§ **What is being asked**
Extract every line that contains the string "page".

==== Information supplied

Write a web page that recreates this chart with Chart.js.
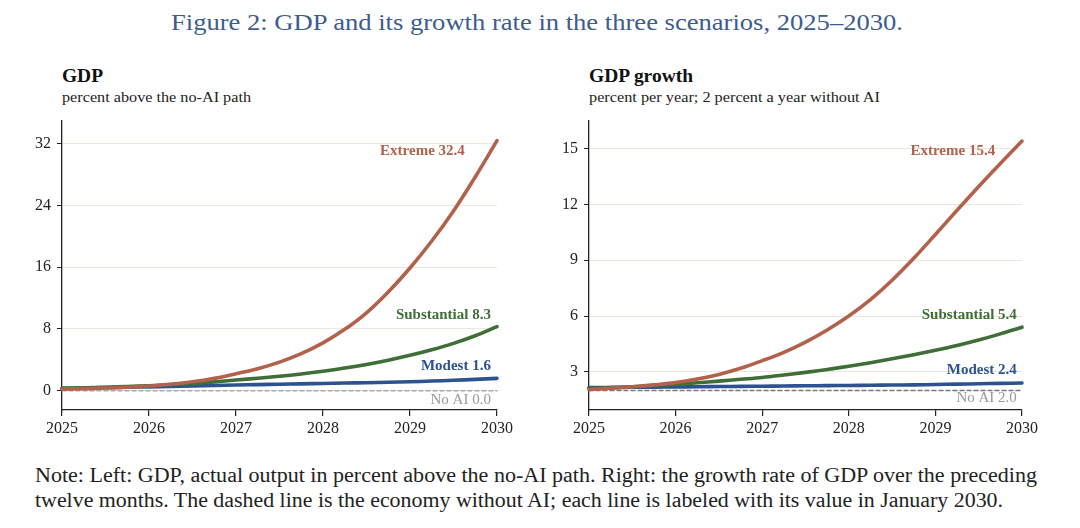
<!DOCTYPE html>
<html>
<head>
<meta charset="utf-8">
<script src="https://cdn.jsdelivr.net/npm/chart.js@4.4.1/dist/chart.umd.min.js"></script>
<style>
  body { margin: 0; background: #fff; }
  #page { position: relative; width: 1080px; height: 528px; overflow: hidden; font-family: 'Liberation Serif', serif; color: #222; }
  .txt { position: absolute; white-space: nowrap; display: inline-block; transform-origin: left top; }
  canvas { position: absolute; }
</style>
</head>
<body>
<div id="page">
  <div class="txt" id="fig-title" style="left:171px; top:8px; font-size:24px; line-height:28px; color:#3d5c8f;">Figure 2: GDP and its growth rate in the three scenarios, 2025–2030.</div>

  <div class="txt" id="l-head" style="left:62px; top:65px; font-size:19px; line-height:22px; font-weight:bold; color:#111;">GDP</div>
  <div class="txt" id="l-sub" style="left:62px; top:88px; font-size:15.5px; line-height:18px;">percent above the no-AI path</div>
  <div class="txt" id="r-head" style="left:589px; top:65px; font-size:19px; line-height:22px; font-weight:bold; color:#111;">GDP growth</div>
  <div class="txt" id="r-sub" style="left:589px; top:88px; font-size:15.5px; line-height:18px;">percent per year; 2 percent a year without AI</div>

  <canvas id="gdp-chart" width="540" height="345" style="left:0px; top:105px;"></canvas>
  <canvas id="growth-chart" width="552" height="345" style="left:528px; top:105px;"></canvas>

  <div class="txt" id="note1" style="left:35px; top:463px; font-size:20px; line-height:24px;">Note: Left: GDP, actual output in percent above the no-AI path. Right: the growth rate of GDP over the preceding</div>
  <div class="txt" id="note2" style="left:35px; top:488px; font-size:20px; line-height:24px;">twelve months. The dashed line is the economy without AI; each line is labeled with its value in January 2030.</div>
</div>

<script>
// quarterly dates
var dates = [2025, 2025.25, 2025.5, 2025.75, 2026, 2026.25, 2026.5, 2026.75, 2027, 2027.25, 2027.5,
             2027.75, 2028, 2028.25, 2028.5, 2028.75, 2029, 2029.25, 2029.5, 2029.75, 2030];
var yearTicks = [2025, 2026, 2027, 2028, 2029, 2030];

// left panel: GDP, percent above the no-AI path
var gdpExtreme     = [0.2, 0.27, 0.35, 0.45, 0.6, 0.85, 1.15, 1.6, 2.2, 2.85, 3.7, 4.8, 6.2, 7.95, 10.1, 12.8, 15.9, 19.4, 23.3, 27.7, 32.4];
var gdpSubstantial = [0.3, 0.37, 0.45, 0.54, 0.65, 0.78, 0.94, 1.14, 1.38, 1.62, 1.87, 2.17, 2.52, 2.93, 3.4, 3.95, 4.58, 5.3, 6.13, 7.12, 8.3];
var gdpModest      = [0.3, 0.35, 0.4, 0.45, 0.5, 0.56, 0.62, 0.68, 0.74, 0.79, 0.84, 0.89, 0.94, 0.99, 1.04, 1.1, 1.16, 1.25, 1.35, 1.47, 1.6];
var gdpNoAI        = [0, 0, 0, 0, 0, 0, 0, 0, 0, 0, 0, 0, 0, 0, 0, 0, 0, 0, 0, 0, 0];
var gdpTicks = [0, 8, 16, 24, 32];

// right panel: GDP growth, percent per year
var growthExtreme     = [2.05, 2.12, 2.2, 2.3, 2.42, 2.61, 2.86, 3.19, 3.6, 4.05, 4.6, 5.25, 6.0, 6.88, 7.92, 9.1, 10.38, 11.68, 12.96, 14.2, 15.4];
var growthSubstantial = [2.1, 2.15, 2.2, 2.26, 2.33, 2.41, 2.5, 2.6, 2.7, 2.83, 2.97, 3.13, 3.3, 3.49, 3.7, 3.92, 4.16, 4.42, 4.71, 5.04, 5.4];
var growthModest      = [2.15, 2.16, 2.17, 2.18, 2.19, 2.2, 2.21, 2.22, 2.23, 2.24, 2.25, 2.26, 2.27, 2.28, 2.29, 2.3, 2.32, 2.34, 2.36, 2.38, 2.4];
var growthNoAI        = [2, 2, 2, 2, 2, 2, 2, 2, 2, 2, 2, 2, 2, 2, 2, 2, 2, 2, 2, 2, 2];
var growthTicks = [3, 6, 9, 12, 15];

var seriesNames = ['Extreme', 'Substantial', 'Modest', 'No AI'];
var gdpEnd    = ['32.4', '8.3', '1.6', '0.0'];
var growthEnd = ['15.4', '5.4', '2.4', '2.0'];

var colors = {
    'Extreme': '#b2614b',
    'Substantial': '#3f6e37',
    'Modest': '#2d5291',
    'No AI': '#aaaaaa'
};
var SERIF = "'Liberation Serif', 'Times New Roman', serif";

function toPoints(values) {
    return values.map(function (v, i) {
        return { x: dates[i], y: v };
    });
}

function line(name, values, dashColor) {
    var noAI = name === 'No AI';
    return {
        label: name,
        data: toPoints(values),
        borderColor: noAI ? dashColor : colors[name],
        borderWidth: noAI ? 1.5 : 3.6,
        borderDash: noAI ? [4, 3] : [],
        borderCapStyle: 'round',
        borderJoinStyle: 'round',
        pointRadius: 0,
        tension: 0.35,
        clip: false,
        order: noAI ? 4 : seriesNames.indexOf(name)
    };
}

// end-of-line labels, placed in data coordinates: [x, y]
var endLabelPlugin = {
    id: 'endLabels',
    afterDatasetsDraw: function (chart, args, opts) {
        var ctx = chart.ctx;
        ctx.save();
        ctx.textAlign = 'right';
        ctx.textBaseline = 'middle';
        opts.items.forEach(function (it) {
            var px = chart.scales.x.getPixelForValue(it.at[0]);
            var py = chart.scales.y.getPixelForValue(it.at[1]);
            var noAI = it.name === 'No AI';
            ctx.font = (noAI ? '' : 'bold ') + '15px ' + SERIF;
            ctx.fillStyle = noAI ? '#9a9a9a' : colors[it.name];
            ctx.fillText(it.name + ' ' + it.value, px, py);
        });
        ctx.restore();
    }
};

function makeChart(id, datasets, yMin, yMax, yTicks, labels, yWidth, padRight) {
    var ctx = document.getElementById(id).getContext('2d');
    return new Chart(ctx, {
        type: 'line',
        data: { datasets: datasets },
        plugins: [endLabelPlugin],
        options: {
            responsive: false,
            animation: false,
            layout: { padding: { top: 8, right: padRight, left: 0, bottom: 0 } },
            plugins: {
                legend: { display: false },
                tooltip: { enabled: false },
                endLabels: { items: labels }
            },
            scales: {
                x: {
                    type: 'linear',
                    min: 2025,
                    max: 2030,
                    afterBuildTicks: function (scale) {
                        scale.ticks = yearTicks.map(function (v) { return { value: v }; });
                    },
                    afterFit: function (scale) { scale.height = 40; },
                    ticks: {
                        callback: function (v) { return String(v); },
                        font: { family: SERIF, size: 16 },
                        color: '#222',
                        padding: 3,
                        maxRotation: 0
                    },
                    grid: { drawOnChartArea: false, tickLength: 6, color: '#222', lineWidth: 1.2 },
                    border: { color: '#222', width: 1.3 }
                },
                y: {
                    min: yMin,
                    max: yMax,
                    afterBuildTicks: function (scale) {
                        scale.ticks = yTicks.map(function (v) { return { value: v }; });
                    },
                    afterFit: function (scale) { scale.width = yWidth; },
                    ticks: {
                        font: { family: SERIF, size: 16 },
                        color: '#222',
                        padding: 6
                    },
                    grid: { color: '#ebe7dc', lineWidth: 1, tickLength: 5, tickColor: '#222' },
                    border: { color: '#222', width: 1.3 }
                }
            }
        }
    });
}

makeChart('gdp-chart', [
    line('No AI', gdpNoAI, '#aaaaaa'),
    line('Modest', gdpModest),
    line('Substantial', gdpSubstantial),
    line('Extreme', gdpExtreme)
], -2.5, 35, gdpTicks, [
    { name: 'Extreme', value: gdpEnd[0], at: [2029.63, 31.0] },
    { name: 'Substantial', value: gdpEnd[1], at: [2029.93, 9.75] },
    { name: 'Modest', value: gdpEnd[2], at: [2029.93, 3.15] },
    { name: 'No AI', value: gdpEnd[3], at: [2029.93, -1.15] }
], 62, 43);

makeChart('growth-chart', [
    line('No AI', growthNoAI, '#7a7a7a'),
    line('Modest', growthModest),
    line('Substantial', growthSubstantial),
    line('Extreme', growthExtreme)
], 0.95, 16.5, growthTicks, [
    { name: 'Extreme', value: growthEnd[0], at: [2029.69, 14.86] },
    { name: 'Substantial', value: growthEnd[1], at: [2029.94, 6.05] },
    { name: 'Modest', value: growthEnd[2], at: [2029.94, 3.07] },
    { name: 'No AI', value: growthEnd[3], at: [2029.94, 1.58] }
], 61, 58);

// squeeze each text line to the width it has in the figure
function fitWidth(id, target) {
    var el = document.getElementById(id);
    var w = el.getBoundingClientRect().width;
    if (w > 0) el.style.transform = 'scaleX(' + (target / w) + ')';
}
fitWidth('fig-title', 732);
fitWidth('l-head', 41);
fitWidth('l-sub', 189);
fitWidth('r-head', 104);
fitWidth('r-sub', 291);
fitWidth('note1', 1002);
fitWidth('note2', 968);
</script>
</body>
</html>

========

§ **Output below**
Write a web page that recreates this chart with Chart.js.
  #page { position: relative; width: 1080px; height: 528px; overflow: hidden; font-family: 'Liberation Serif', serif; color: #222; }
<div id="page">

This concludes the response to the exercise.